Zu Absatz 1
Zu Satz 1
§ 441 RE regelt das Recht des Käufers, den Kaufpreis bei Lieferung einer mangelhaften Sache zu mindern. Wie bereits in der Begründung zu § 437 RE ausgeführt, handelt es sich um ein besonderes kaufrechtliches, im allgemeinen Leistungsstörungsrecht nicht vorhandenes Rechtsinstitut, das in ähnlicher Form auch im bisherigen Bürgerlichen Gesetzbuch geregelt ist.
Die Regelung der Minderung in Absatz 1 Satz 1 weicht in drei Punkten vom geltenden Recht ab:
- Der Käufer kann den Kaufpreis auch beim Vorliegen eines Rechtsmangels in gleicher Weise wie beim Vorliegen eines Sachmangels mindern.

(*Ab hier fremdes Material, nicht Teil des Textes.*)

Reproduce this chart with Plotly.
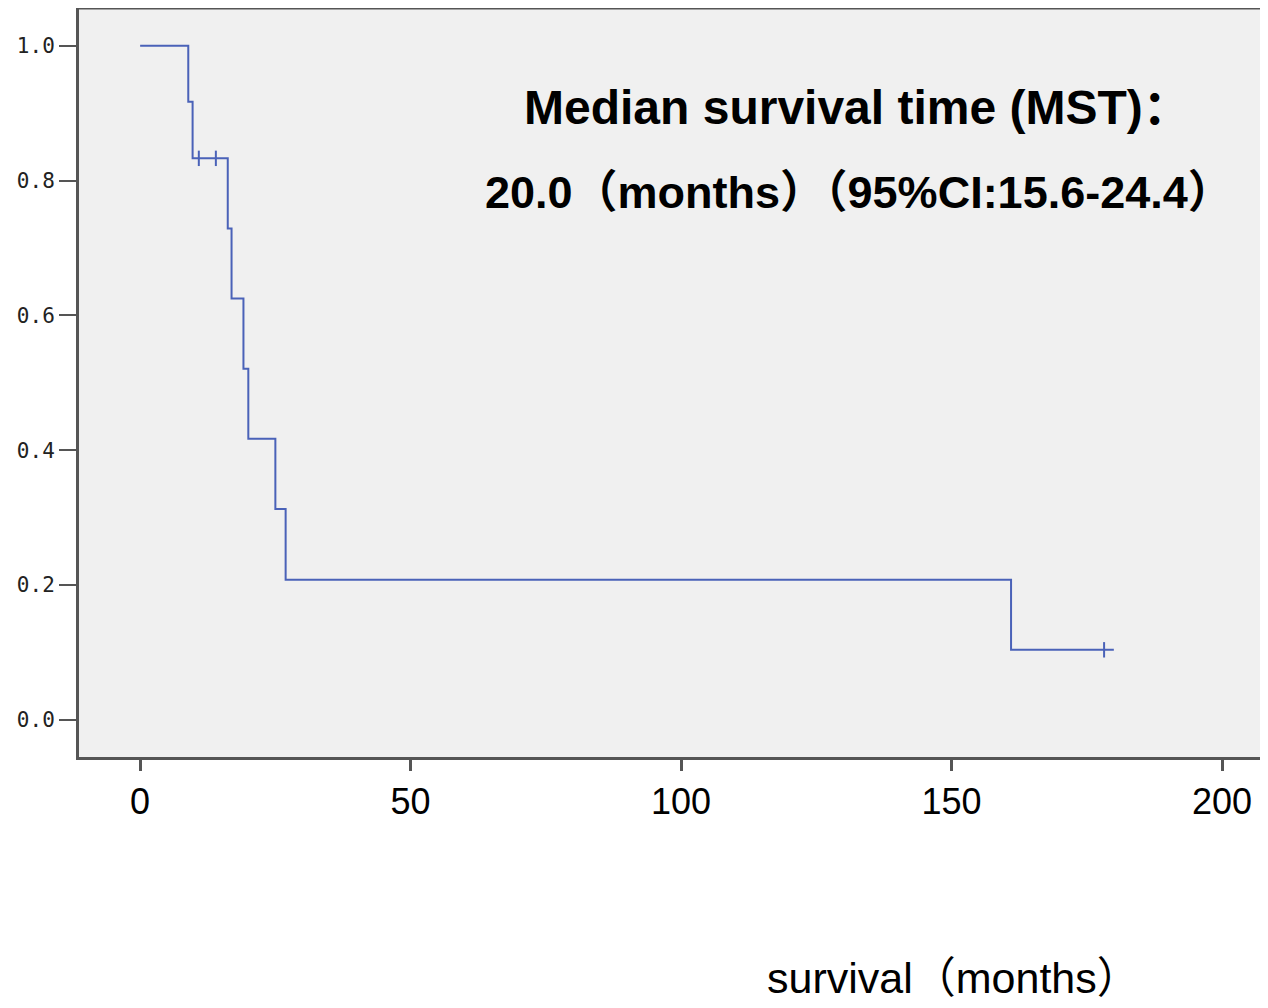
import plotly.graph_objects as go

# Kaplan-Meier step curve
times = [0, 8.9, 9.7, 16.2, 16.9, 19.1, 20.0, 25.0, 26.9, 161.0, 180.0]
survival = [1.0, 0.917, 0.833, 0.729, 0.625, 0.521, 0.417, 0.313, 0.208, 0.104, 0.104]

# censored observations
censor_times = [10.85, 14.0, 178.2]
censor_surv = [0.833, 0.833, 0.104]

x_ticks = [0, 50, 100, 150, 200]
x_tick_labels = ["0", "50", "100", "150", "200"]
y_ticks = [0.0, 0.2, 0.4, 0.6, 0.8, 1.0]
y_tick_labels = ["0.0", "0.2", "0.4", "0.6", "0.8", "1.0"]

title_line1 = "<b>Median survival time (MST)：</b>"
title_line2 = "<b>20.0（months）（95%CI:15.6-24.4）</b>"
x_title = "survival（months）"

line_color = "#4a62b8"
axis_color = "#555555"

# page offset from default body margin
OFF = 8
PL, PT, PR, PB = 79, 8, 1268, 757  # plot area in page pixels
W, H = 1268 - OFF, 1008 - OFF


def px(x):
    return (x - PL) / (PR - PL)


def py(y):
    return 1 - (y - PT) / (PB - PT)


fig = go.Figure()
fig.add_trace(go.Scatter(
    x=times, y=survival, mode="lines", line_shape="hv",
    line=dict(color=line_color, width=2), hoverinfo="skip", showlegend=False))
fig.add_trace(go.Scatter(
    x=censor_times, y=censor_surv, mode="markers",
    marker=dict(symbol="line-ns", size=11, line=dict(color=line_color, width=2)),
    hoverinfo="skip", showlegend=False))

fig.update_layout(
    width=W, height=H,
    margin=dict(l=PL - OFF, r=(OFF + W) - PR, t=PT - OFF, b=(OFF + H) - PB, pad=0),
    paper_bgcolor="white", plot_bgcolor="#f0f0f0",
    xaxis=dict(range=[-11.3, 208.5], tickvals=x_ticks, ticktext=x_tick_labels,
               showgrid=False, zeroline=False, showline=True, linecolor=axis_color,
               linewidth=3, ticks="outside", ticklen=11, tickwidth=3, tickcolor=axis_color,
               tickfont=dict(family="Liberation Sans", size=36, color="black")),
    yaxis=dict(range=[-0.055, 1.056], tickvals=y_ticks, ticktext=y_tick_labels,
               showgrid=False, zeroline=False, showline=True, linecolor=axis_color,
               linewidth=3, ticks="outside", ticklen=17, tickwidth=2, tickcolor=axis_color,
               tickfont=dict(family="DejaVu Sans Mono", size=21, color="#222222")),
    shapes=[dict(type="line", xref="paper", yref="paper", x0=0, x1=1, y0=1, y1=1,
                 line=dict(color=axis_color, width=3))],
    annotations=[
        dict(text=title_line1, xref="paper", yref="paper",
             x=px(857), y=py(107), xanchor="center", yanchor="middle",
             showarrow=False,
             font=dict(family="Liberation Sans, Noto Sans CJK SC", size=48, color="black")),
        dict(text=title_line2, xref="paper", yref="paper",
             x=px(859), y=py(192), xanchor="center", yanchor="middle",
             showarrow=False,
             font=dict(family="Liberation Sans, Noto Sans CJK SC", size=45, color="black")),
        dict(text=x_title, xref="paper", yref="paper",
             x=px(953), y=py(978), xanchor="center", yanchor="middle",
             showarrow=False,
             font=dict(family="Liberation Sans, Noto Sans CJK SC", size=43, color="black")),
    ],
)

fig.write_html("out.html")
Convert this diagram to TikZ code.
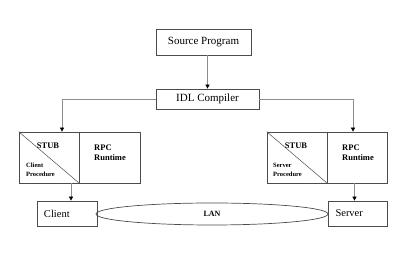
\documentclass[tikz,border=0pt]{standalone}
\usepackage{fontspec}
\setmainfont{Liberation Serif}
\usepackage{tikz}
\usetikzlibrary{arrows.meta, positioning, shapes.geometric}

\begin{document}
\begin{tikzpicture}[x=1pt, y=-1pt, >={Triangle[width=4pt,length=4pt,color=black]},
		box/.style={rectangle, draw=black!70, line width=0.7pt, inner sep=0pt, font=\fontsize{11}{13}\selectfont},
		cell/.style={rectangle, draw=black!70, line width=0.7pt, inner sep=0pt, minimum height=51pt},
		endbox/.style={rectangle, draw=black!70, line width=0.7pt, inner ysep=0pt, minimum height=25pt, align=left, font=\fontsize{10.5}{12}\selectfont},
		tag/.style={inner sep=0pt, font=\bfseries\fontsize{8.5}{10}\selectfont},
		small/.style={inner sep=0pt, align=left, font=\bfseries\fontsize{6.5}{9}\selectfont},
		link/.style={draw=black!45, line width=0.7pt}]
		
		\useasboundingbox (0,0) rectangle (400,261);
		
		% Compilador
		\node[box, minimum width=95pt, minimum height=26pt] (src) at (203.5, 42) {Source Program};
		\node[box, minimum width=103pt, minimum height=20pt] (idl) at (207.5, 99) {IDL Compiler};
		
		% Lado do cliente
		\node[cell, minimum width=60pt] (cliStub) at (49, 157.5) {};
		\node[cell, minimum width=61pt] (cliRun) at (109.5, 157.5) {};
		\draw[black!70, line width=0.5pt] (cliStub.north west) -- (cliStub.south east);
		\node[tag] (cliStubTxt) at (48, 146) {STUB};
		\node[small, anchor=west] (cliProc) at (26, 170) {Client\\Procedure};
		\node[tag, align=left, anchor=west] (cliRunTxt) at (94, 153) {RPC\\Runtime};
		
		% Lado do servidor
		\node[cell, minimum width=60pt] (srvStub) at (297, 157.5) {};
		\node[cell, minimum width=60pt] (srvRun) at (357, 157.5) {};
		\draw[black!70, line width=0.5pt] (srvStub.north west) -- (srvStub.south east);
		\node[tag] (srvStubTxt) at (296, 146) {STUB};
		\node[small, anchor=west] (srvProc) at (273, 170) {Server\\Procedure};
		\node[tag, align=left, anchor=west] (srvRunTxt) at (342, 153) {RPC\\Runtime};
		
		% Rede
		\node[endbox, text width=46pt, inner xsep=7pt] (client) at (67, 213.5) {Client};
		\node[endbox, text width=44pt, inner xsep=7.5pt] (server) at (357.5, 213.5) {Server};
		\node[ellipse, draw=black!70, line width=0.7pt, minimum width=232pt, minimum height=22pt, inner sep=0pt, font=\bfseries\fontsize{8}{10}\selectfont] (lan) at (212, 214) {LAN};
		
		% Arestas
		\draw[link, ->] (src.south -| idl.north) -- (idl.north);
		\draw[link, ->] (idl.west) -| ([xshift=13pt]cliStub.north);
		\draw[link, ->] (idl.east) -| ([xshift=-4pt]srvRun.north);
		\draw[link, ->] ([xshift=4pt]client.north |- cliStub.south) -- ([xshift=4pt]client.north);
		\draw[link, ->] ([xshift=-3pt]server.north |- srvRun.south) -- ([xshift=-3pt]server.north);
		
	\end{tikzpicture}
\end{document}
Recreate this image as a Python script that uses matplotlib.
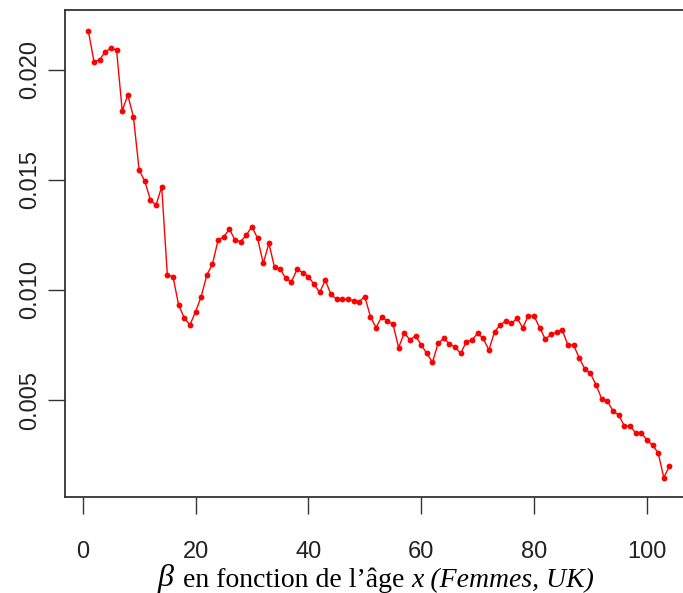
import matplotlib
matplotlib.use("Agg")
import matplotlib.pyplot as plt

# ages 1..104 and beta(x)
ages = list(range(1, 105))
beta = [
    0.02177, 0.02038, 0.02047, 0.02083, 0.02099, 0.02091, 0.01815, 0.01886, 0.01785, 0.01545,
    0.01495, 0.01409, 0.01386, 0.01470, 0.01068, 0.01061, 0.00932, 0.00873, 0.00841, 0.00901,
    0.00970, 0.01068, 0.01118, 0.01227, 0.01242, 0.01277, 0.01227, 0.01220, 0.01250, 0.01288,
    0.01235, 0.01121, 0.01212, 0.01103, 0.01094, 0.01053, 0.01038, 0.01094, 0.01079, 0.01061,
    0.01027, 0.00989, 0.01045, 0.00980, 0.00958, 0.00958, 0.00958, 0.00952, 0.00947, 0.00970,
    0.00879, 0.00829, 0.00879, 0.00860, 0.00844, 0.00738, 0.00806, 0.00773, 0.00792, 0.00750,
    0.00712, 0.00671, 0.00758, 0.00780, 0.00755, 0.00740, 0.00712, 0.00765, 0.00773, 0.00803,
    0.00780, 0.00727, 0.00810, 0.00841, 0.00860, 0.00848, 0.00871, 0.00829, 0.00883, 0.00881,
    0.00829, 0.00776, 0.00799, 0.00808, 0.00818, 0.00750, 0.00750, 0.00692, 0.00641, 0.00621,
    0.00568, 0.00505, 0.00495, 0.00450, 0.00432, 0.00382, 0.00382, 0.00351, 0.00351, 0.00318,
    0.00295, 0.00260, 0.00147, 0.00200,
]
xticks = [0, 20, 40, 60, 80, 100]
yticks = [0.005, 0.010, 0.015, 0.020]
ytick_labels = ["0.005", "0.010", "0.015", "0.020"]

W, H = 683, 593
fig = plt.figure(figsize=(W / 100, H / 100), dpi=100)
# plot frame runs past the right edge, as in the (cropped) reference
ax = fig.add_axes([65 / W, 1 - 497 / H, (692 - 65) / W, (497 - 10) / H])

ax.plot(ages, beta, color="#ff0000", lw=1.0, marker="o", ms=4.2, mew=0, zorder=3)

ax.set_xlim(-3.14, 108.0)
ax.set_ylim(0.000591, 0.022727)

ax.set_xticks(xticks)
ax.set_xticklabels([str(t) for t in xticks])
ax.set_yticks(yticks)
ax.set_yticklabels(ytick_labels, rotation=90, va="center")

for s in ax.spines.values():
    s.set_color("#333333")
    s.set_linewidth(1.3)

ax.tick_params(axis="both", direction="out", length=12, width=1.0, color="#333333",
               labelcolor="#222222")
ax.tick_params(axis="x", pad=20)
ax.tick_params(axis="y", pad=5)
for lab in ax.get_xticklabels() + ax.get_yticklabels():
    lab.set_fontfamily("Liberation Sans")
    lab.set_fontsize(17)

# caption: beta, plain text, italic part
fig.canvas.draw()
renderer = fig.canvas.get_renderer()
xpos = 158
parts = [
    ("\u03b2", dict(fontsize=23, style="italic"), 586, 9),
    ("en fonction de l\u2019\u00e2ge ", dict(fontsize=20), 587, 0),
    ("x (Femmes, UK)", dict(fontsize=20, style="italic"), 587, 0),
]
for txt, kw, base, gap in parts:
    t = fig.text(xpos / W, 1 - base / H, txt, family="Liberation Serif", va="baseline",
                 ha="left", color="black", **kw)
    bb = t.get_window_extent(renderer=renderer)
    xpos = bb.x1 + gap

fig.savefig("out.png", dpi=100)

- Der Käufer ist zur Minderung erst nach erfolgloser Fristsetzung zur Nacherfüllung berechtigt.
- Die Minderung ist Gestaltungsrecht.
Maßgeblich hierfür sind die folgenden Gründe:
Bei Grundstückskaufverträgen gibt es in der Praxis Fallgestaltungen, in denen es dem Verkäufer mangels Zustimmung des Berechtigten nicht gelingt, dem Käufer das Eigentum am Grundstück frei von einem eingetragenen Recht zu verschaffen. Geht es um die Löschung einer „lästigen" Dienstbarkeit (Wege- oder Leitungsrecht), ist der Käufer regelmäßig nicht an einem Rücktritt vom Vertrag interessiert. Weit interessengerechter ist für ihn eine Herabsetzung des Kaufpreises um den wirtschaftlichen Wert der Beeinträchtigung. Dies spricht dafür, auch beim Rechtsmangel die Minderung in gleicher Weise wie beim Sachmangel vorzusehen.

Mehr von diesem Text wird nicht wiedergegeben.